|Review: Internal Organs External - Apocalyptic Domination|
Label: Vicious Instinct Records
Year released: 2021
Genre: Death Metal
Review online: April 21, 2021
Reviewed by: Micah.Ram
Rated 2.5/5 (50%) (4 Votes)
Brutal Death Metal has always been an area in which I have had a level of interest, but very few of the bands that pop up in the scene really make a deep and lasting impression with me. Slamming Brutal Death is even more difficult for me to get attached to. Here we are looking at an EP called Apocalyptic Domination by a slamming Brutal Death Metal one-man band from Arizona called Internal Organs External. While I am no fan of Slam, I will be objective and provide our readers with a fair detailing of what is here.
This EP is a Slam riff extravaganza, so you will either love it or hate it depending on your feelings about Slam. Now I will admit something I did not expect, which is that this is not all that bad to my ears despite my listening preferences. Some of these riffs aren't bad at all. The best riff on the album is on the first track, "Grotesque Monstrosity," halfway through the track when the pace jumps up after a bit of slamming action. The riffing here shows that Vince Otero is a guitarist with a bit of skill, although it is unfortunately a very short-lived riff. This song does have a few other grooves that are fun, driven by competent, driving riffs.

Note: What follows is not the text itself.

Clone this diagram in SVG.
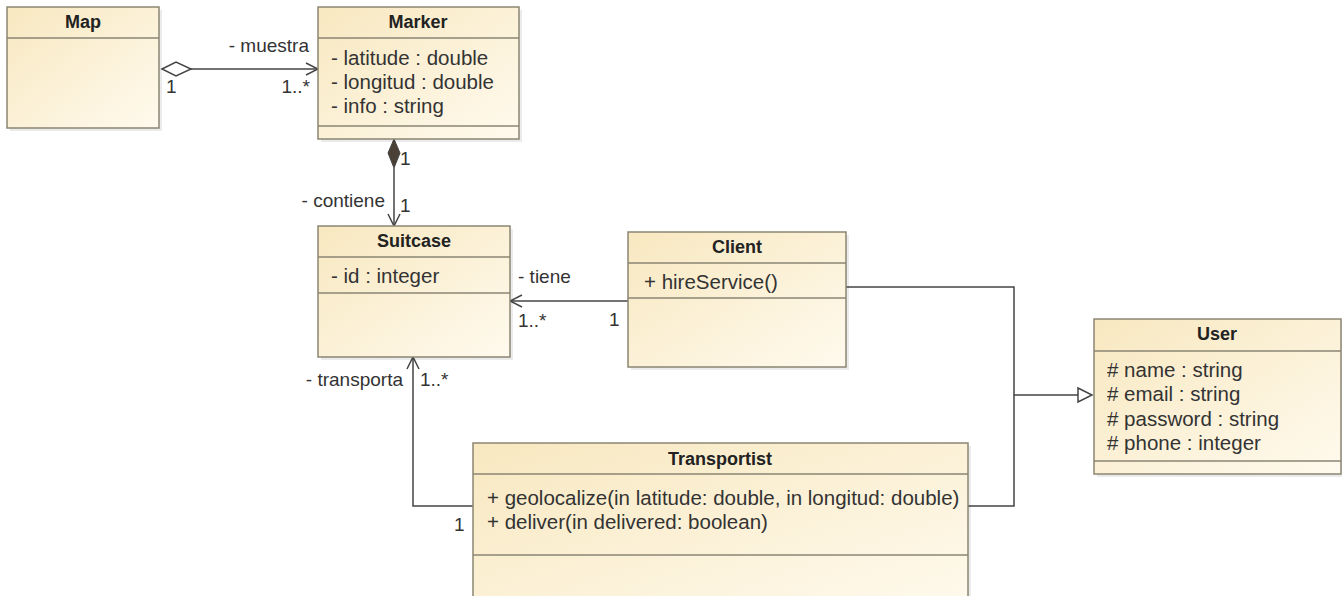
<svg xmlns="http://www.w3.org/2000/svg" width="1344" height="596" viewBox="0 0 1344 596">
<defs>
<linearGradient id="fill" x1="0" y1="0" x2="1" y2="1">
<stop offset="0" stop-color="#f8e8c0"/>
<stop offset="1" stop-color="#fffaee"/>
</linearGradient>
<marker id="open" viewBox="0 0 14 14" refX="13" refY="7" markerWidth="14" markerHeight="14" markerUnits="userSpaceOnUse" orient="auto">
<path d="M1,1 L13,7 L1,13" fill="none" stroke="#444" stroke-width="1.5"/>
</marker>
</defs>
<style>
.box{fill:url(#fill);stroke:#8a8573;stroke-width:1.5}
.shadow{fill:#000;opacity:0.08}
.sep{stroke:#8a8573;stroke-width:1.3}
.t{font-family:"Liberation Sans",Arial,sans-serif;font-size:18px;font-weight:bold;fill:#222;text-anchor:middle}
.a{font-family:"Liberation Sans",Arial,sans-serif;font-size:20.5px;fill:#333}
.l{font-family:"Liberation Sans",Arial,sans-serif;font-size:19px;fill:#333}
.e{text-anchor:end}
.c{fill:none;stroke:#444;stroke-width:1.5}
</style>
<rect width="1344" height="596" fill="#ffffff"/>

<g id="connectors">
<line class="c" x1="191" y1="69" x2="318" y2="69" marker-end="url(#open)"/>
<polygon points="162,69 176,62 191,69 176,76" fill="#fff" stroke="#444" stroke-width="1.5"/>
<text class="l e" x="309" y="52">- muestra</text>
<text class="l" x="166" y="93">1</text>
<text class="l e" x="310" y="93">1..*</text>
<line class="c" x1="394" y1="168" x2="394" y2="226" marker-end="url(#open)"/>
<polygon points="394,139 400,153 394,168 388,153" fill="#4a4036" stroke="#444" stroke-width="1"/>
<text class="l" x="400" y="165">1</text>
<text class="l e" x="385" y="207">- contiene</text>
<text class="l" x="400" y="212">1</text>
<line class="c" x1="628" y1="301" x2="510" y2="301" marker-end="url(#open)"/>
<text class="l" x="518" y="283">- tiene</text>
<text class="l" x="518" y="327">1..*</text>
<text class="l" x="609" y="326">1</text>
<polyline class="c" points="473,506 413,506 413,357" marker-end="url(#open)"/>
<text class="l e" x="403" y="386">- transporta</text>
<text class="l" x="420" y="386">1..*</text>
<text class="l" x="454" y="531">1</text>
<polyline class="c" points="846,287 1014,287 1014,395 1078,395"/>
<polyline class="c" points="968,506 1014,506 1014,395"/>
<polygon points="1078,388 1092,395 1078,402" fill="#fff" stroke="#444" stroke-width="1.5"/>
</g>

<g id="Map">
<rect class="shadow" x="10" y="10" width="152" height="121"/>
<rect class="box" x="7" y="7" width="152" height="121"/>
<line class="sep" x1="7" y1="38" x2="159" y2="38"/>
<text class="t" x="83" y="28">Map</text>
</g>

<g id="Marker">
<rect class="shadow" x="321" y="10" width="201" height="132"/>
<rect class="box" x="318" y="7" width="201" height="132"/>
<line class="sep" x1="318" y1="38" x2="519" y2="38"/>
<line class="sep" x1="318" y1="126" x2="519" y2="126"/>
<text class="t" x="418" y="28">Marker</text>
<text class="a" x="331" y="65">- latitude : double</text>
<text class="a" x="331" y="89">- longitud : double</text>
<text class="a" x="331" y="113">- info : string</text>
</g>

<g id="Suitcase">
<rect class="shadow" x="321" y="229" width="192" height="131"/>
<rect class="box" x="318" y="226" width="192" height="131"/>
<line class="sep" x1="318" y1="257" x2="510" y2="257"/>
<line class="sep" x1="318" y1="293" x2="510" y2="293"/>
<text class="t" x="414" y="247">Suitcase</text>
<text class="a" x="331" y="283">- id : integer</text>
</g>

<g id="Client">
<rect class="shadow" x="631" y="235" width="218" height="135"/>
<rect class="box" x="628" y="232" width="218" height="135"/>
<line class="sep" x1="628" y1="263" x2="846" y2="263"/>
<line class="sep" x1="628" y1="298" x2="846" y2="298"/>
<text class="t" x="737" y="253">Client</text>
<text class="a" x="644" y="289">+ hireService()</text>
</g>

<g id="User">
<rect class="shadow" x="1097" y="322" width="245" height="155"/>
<rect class="box" x="1094" y="319" width="247" height="155"/>
<line class="sep" x1="1094" y1="351" x2="1341" y2="351"/>
<line class="sep" x1="1094" y1="461" x2="1341" y2="461"/>
<text class="t" x="1217" y="340">User</text>
<text class="a" x="1107" y="377"># name : string</text>
<text class="a" x="1107" y="401"># email : string</text>
<text class="a" x="1107" y="426"># password : string</text>
<text class="a" x="1107" y="450"># phone : integer</text>
</g>

<g id="Transportist">
<rect class="shadow" x="476" y="446" width="495" height="170"/>
<rect class="box" x="473" y="443" width="495" height="170"/>
<line class="sep" x1="473" y1="474" x2="968" y2="474"/>
<line class="sep" x1="473" y1="555" x2="968" y2="555"/>
<text class="t" x="720" y="465">Transportist</text>
<text class="a" x="487" y="505">+ geolocalize(in latitude: double, in longitud: double)</text>
<text class="a" x="487" y="529">+ deliver(in delivered: boolean)</text>
</g>
</svg>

The biggest problem on this EP is that many of the slamming riffs are so similar to each other that the songs do not have much staying power nor differentiating features. The most differentiation between the songs at times seems to be the use of samples and synthesized effects to enhance the experience. This quality is the greatest feature of Apocalyptic Domination. The use of the shotgun sample in the first track works really well in amplifying the intensity and prepares the listener for the slamming action that ensues.
The programmed drums are done fairly well, although I find that the slower drumming bits lack energy and sound lazily played as a result of how they were put together at times. I would imagine with a real drummer this quality would be fixed up, but this is what we have on disc. The odd use of cymbals in one of the breakdown preparations in "Feeding Off the Weak" also struck me as odd with their seemingly arrhythmic use for a moment. This song actually reaches the EP's lowest depths in terms of sound and slowness, which for me is a big turnoff. The band sounds at its best when playing at a faster tempo and crushing with a mid-tempo bounce. The riffing in those moments is also better than the typical Slam riffs that occur all over the place.
All in all, this was not the Slam experience I thought it would be. This is rather well made, and true fans of Slam will likely appreciate this much more than I did. There are some quality riffs here among the slamming, which along with the sampling and effects helped allow this EP to pop. There are not any bizarre cricket-like vocals on here, but rather a wide variety of gutturals and vocal fry attacks which are all quite well done. If you like Slam, I am sure you won't be disappointed with this. This is, after all, way better than Waking the Cadaver.